В профессию психолога часто приходят из несчастного детства. Маленькие брошенные девочки и мальчики становятся вдруг всем нужными и для всех важными. И это пьянит. Обезболивающим элексиром стекает на гноящуюсь рану детской травмы.
Но за все есть цена. И как наркотик берет свое ломкой. Так и тщеславие берет свое падением в пропасть беспомощности и невозможности что-то сделать. От нее порой воешь. Злишься. Хочется перекроить этот дерьмовый мир, чтобы наконец-то уже все стали счастливы. Хочется запихнуть свою помощь поглубже в глотку просящему, чтобы он наконец-то удовлетворил потребность осчастливить. Так звучит злость внутри. И дай ей волю, она будет уничтожать все на своем пути. В первую очередь мою же душу.

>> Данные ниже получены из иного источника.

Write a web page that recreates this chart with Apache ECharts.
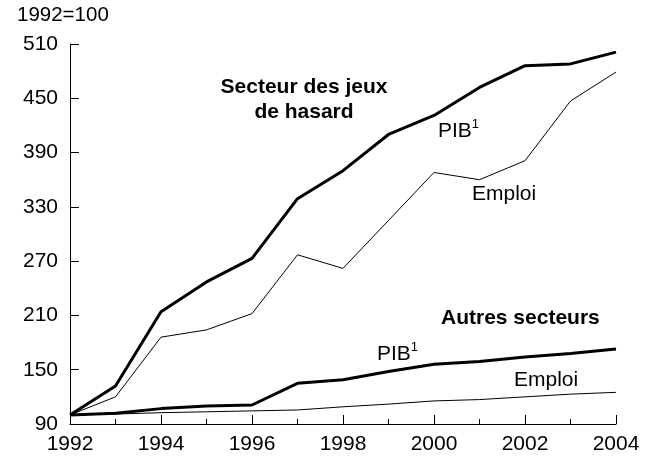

Нутро хочет уйти от горячей боли бессилия. И находит выход в смирении.
Блаженны нищие духом.
Что я могу сделать? Малость — выслушать, поделиться опытом, да книжными знаниями, упражнение дать, поплакать вместе или посмеяться. Принимать всегда и всякого. И на этом все. Остальное не в моих силах.
Для тех, кто ждет чуда, такого списка недостаточно. Но я не могу дать больше. Смиряюсь и у-мал-яюсь.